Die Story nimmt sich ihre Zeit, führt auch die Freunde der Hauptfigur zum großen Teil sehr sympathisch ein und dann fangen seltsame Dinge an zu passieren. Wir als Zuseher:innen wissen, dass sich jemand in ihren Laptop gehackt hat und immer wieder mal Dinge filmt, die man vermutlich nicht gefilmt haben möchte. Wobei ich anmerken muss, dass ich nicht glaube, dass Menschen ihren Laptop in Zeiten wie diesen offen stehen lassen und soweit mir bekannt ist, gibt es noch keinen Software-Hack, der dazu führt, dass mein Laptop sich physisch öffnet. Den gibt es auch im Film nicht, falls ich das missverständlich formuliert habe. Was ich damit sagen wollte: Man muss halt ignorieren, dass Melanie (und andere) wirklich immer ihren Laptop offen hat und ihn auch immer so ausgerichtet hat, dass man sie sieht. Das kann man bei Melanie noch so argumentieren, dass sie ja ihre Studie macht, aber auch da gibt es Momente, in denen man das Ding wohl zumindest wegdrehen würde, aber gut – gehört halt zum Film.

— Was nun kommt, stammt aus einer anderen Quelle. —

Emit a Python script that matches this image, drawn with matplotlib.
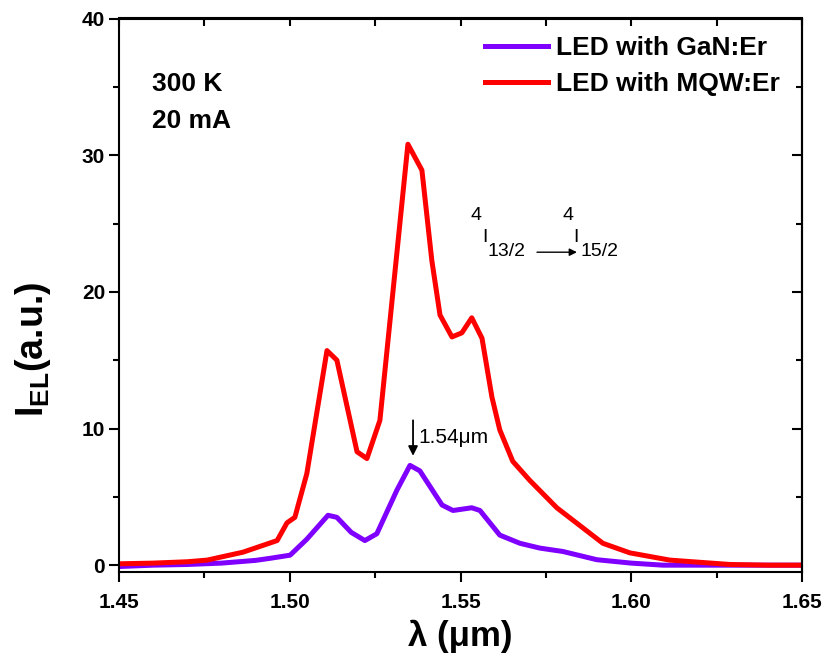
import matplotlib
matplotlib.use("Agg")
import matplotlib.pyplot as plt
from matplotlib.ticker import MultipleLocator

plt.rcParams['font.family'] = ['Liberation Sans', 'DejaVu Sans']
plt.rcParams['mathtext.fontset'] = 'custom'
plt.rcParams['mathtext.rm'] = 'Liberation Sans'
plt.rcParams['mathtext.bf'] = 'Liberation Sans:bold'
plt.rcParams['mathtext.it'] = 'Liberation Sans:italic'

# ---- data ----
wl_mqw = [1.450, 1.460, 1.470, 1.4758, 1.4863, 1.4963, 1.4992, 1.5015, 1.5050,
          1.5109, 1.5138, 1.5197, 1.5226, 1.5264, 1.5346, 1.5387, 1.5416, 1.5440,
          1.5475, 1.5504, 1.5533, 1.5563, 1.5592, 1.5615, 1.5653, 1.5703, 1.5782,
          1.5917, 1.5996, 1.6113, 1.6289, 1.640, 1.650]
i_mqw = [0.1, 0.15, 0.25, 0.37, 0.95, 1.8, 3.1, 3.5, 6.7,
         15.7, 15.0, 8.3, 7.8, 10.6, 30.8, 28.9, 22.3, 18.3,
         16.7, 17.0, 18.1, 16.6, 12.3, 9.9, 7.6, 6.2, 4.2,
         1.6, 0.9, 0.37, 0.05, 0.0, 0.0]

wl_gan = [1.450, 1.460, 1.470, 1.480, 1.490, 1.4942, 1.5001, 1.5050, 1.5112,
          1.5138, 1.5180, 1.5220, 1.5255, 1.5314, 1.5352, 1.5381, 1.5446, 1.5478,
          1.5533, 1.5557, 1.5615, 1.5674, 1.5732, 1.5800, 1.5899, 1.6000, 1.6093,
          1.620, 1.650]
i_gan = [-0.1, 0.0, 0.05, 0.15, 0.35, 0.5, 0.73, 1.9, 3.65,
         3.5, 2.4, 1.8, 2.3, 5.5, 7.3, 6.9, 4.4, 4.0,
         4.2, 4.0, 2.2, 1.6, 1.25, 1.0, 0.4, 0.15, 0.0,
         0.0, 0.0]

labels = ['LED with GaN:Er', 'LED with MQW:Er']
colors = ['#7F00FF', '#FF0000']
x_ticks = [1.45, 1.50, 1.55, 1.60, 1.65]
y_ticks = [0, 10, 20, 30, 40]

fig = plt.figure(figsize=(8.26, 6.62), dpi=100)
ax = fig.add_axes([119/826, 1-572/662, (802-119)/826, (572-18.5)/662])

ax.plot(wl_gan, i_gan, color=colors[0], lw=3.6, label=labels[0], solid_joinstyle='round')
ax.plot(wl_mqw, i_mqw, color=colors[1], lw=3.6, label=labels[1], solid_joinstyle='round')

ax.set_xlim(1.45, 1.65)
ax.set_ylim(-0.5, 40)
ax.set_xticks(x_ticks)
ax.set_xticklabels([f'{v:.2f}' for v in x_ticks])
ax.set_yticks(y_ticks)
ax.set_yticklabels([str(v) for v in y_ticks])
ax.xaxis.set_minor_locator(MultipleLocator(0.025))
ax.yaxis.set_minor_locator(MultipleLocator(5))

for s in ax.spines.values():
    s.set_linewidth(1.5)

ax.tick_params(which='major', direction='out', length=7, width=1.5, labelsize=15)
ax.tick_params(which='minor', direction='out', length=4, width=1.5)
ax.tick_params(axis='x', which='major', pad=8)
ax.tick_params(axis='y', which='major', pad=3)
for lab in ax.get_xticklabels() + ax.get_yticklabels():
    lab.set_fontweight('bold')

# mirrored ticks pointing inward on top/right
axt = ax.secondary_xaxis('top')
axt.set_xticks(x_ticks)
axt.xaxis.set_minor_locator(MultipleLocator(0.025))
axt.tick_params(which='both', direction='in', labeltop=False, width=1.5)
axt.tick_params(which='major', length=6)
axt.tick_params(which='minor', length=6)
axr = ax.secondary_yaxis('right')
axr.set_yticks(y_ticks)
axr.yaxis.set_minor_locator(MultipleLocator(5))
axr.tick_params(which='both', direction='in', labelright=False, width=1.5)
axr.tick_params(which='major', length=7)
axr.tick_params(which='minor', length=4)
axt.spines['top'].set_linewidth(1.5)
axr.spines['right'].set_linewidth(1.5)

ax.set_xlabel('λ (μm)', fontsize=25, fontweight='bold', labelpad=6)
fig.text(33/826, 1-349/662, r'$\mathbf{I}_{\mathbf{EL}}$(a.u.)', rotation=90,
         ha='center', va='center', fontsize=27, fontweight='bold')

leg = ax.legend(loc='upper left', bbox_to_anchor=(0.536, 0.968), frameon=False,
                prop={'weight': 'bold', 'size': 19}, handlelength=2.4,
                handletextpad=0.27, labelspacing=0.45, borderpad=0, borderaxespad=0)

ax.text(0.048, 0.881, '300 K', transform=ax.transAxes, fontsize=19,
        fontweight='bold', ha='left', va='center')
ax.text(0.048, 0.814, '20 mA', transform=ax.transAxes, fontsize=19,
        fontweight='bold', ha='left', va='center')

# 1.54 um marker
ax.annotate('', xy=(1.5361, 8.0), xytext=(1.5361, 10.6),
            arrowprops=dict(arrowstyle='-|>', color='black', lw=1.3,
                            mutation_scale=14, shrinkA=0, shrinkB=0))
ax.text(1.5376, 9.36, '1.54μm', fontsize=15, ha='left', va='center')

# transition label 4I13/2 -> 4I15/2
fs = 14
ax.text(1.5545, 25.6, '4', fontsize=fs, ha='center', va='center')
ax.text(1.5571, 24.0, 'I', fontsize=fs, ha='center', va='center')
ax.text(1.5580, 22.95, '13/2', fontsize=fs, ha='left', va='center')
ax.annotate('', xy=(1.5841, 22.9), xytext=(1.5724, 22.9),
            arrowprops=dict(arrowstyle='-|>', color='black', lw=1.0,
                            mutation_scale=11, shrinkA=0, shrinkB=0))
ax.text(1.5814, 25.6, '4', fontsize=fs, ha='center', va='center')
ax.text(1.5838, 24.0, 'I', fontsize=fs, ha='center', va='center')
ax.text(1.5850, 22.95, '15/2', fontsize=fs, ha='left', va='center')

fig.savefig('out.png', dpi=100)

Womit ich nicht gerechnet hatte, ist, wie brutal der Film dann später wird bzw. ist. Da wird mit Blut und Brutalität nicht gegeizt, wobei es eher die psychischen Belastungen sind und die implizierte Folter, die bei mir ein heftiges Unwohlsein hervorgerufen haben. Mag auch daran liegen, dass die Szenen wirklich gut, im Sinne von spannend, inszeniert und beleuchtet sind.
Was ich aber sagen muss: Das Ende bzw. die Auflösung hat mir dann weniger gut gefallen. Ich möchte nicht spoilern und es ist gut möglich, dass 2013, als der Film entstanden ist, die Idee dahinter noch neu war, aber mittlerweile gibt es einige Filme, die diese Idee aufgegriffen haben – ich kann leider keine Namen von den anderen Filmen nennen, sonst wisst ihr schon alles – und die das in meinen Augen besser schafften.
Schauspielerisch wird die ganze Sache von Melanie Papalia getragen und sie schafft es wirklich gleich von Anfang an die Sympathie auf ihre Seite zu ziehen. Sie wirkt echt, ehrlich, nett und sympathisch und gegen Ende darf sie dann auch noch Kampfgeist versprühen (ob der was nutzt oder nicht müsst ihr selbst sehen). Der restliche Cast passt gut in ihre Rollen und alle Figuren sind selbst in der teils kurzen Screen-Time greifbar und fühlen sich nicht wie leere Stereotypen an, sondern durchaus wie echte Leute. Das bekommen das Drehbuch und auch die Regie gut hin. Was das, was später passiert, jetzt nicht leichter zu ertragen macht.
Das „echte“ Ende deutet dann natürlich an, dass Melanie nicht die einzige, nicht die erste und auch nicht die letzte Person ist, die das alles mitgemacht hat und auch das war halbwegs unangenehm.
Alles in allem fand ich den Film spannend, das Ende hätte ich in der Form so nicht gebraucht, aber ich verstehe, warum es so sein muss. Und wenn es dann mit Mord und Totschlag losgeht wird mir die Sache eine Spur zu viel Torture Porn, kann aber sein, dass das andere nicht so empfinden.
„The Den“ bekommt von mir 6,5 von 10 möglichen, aus seinem Konzept viel herausholende und wirklich gut gemachte, Punkte.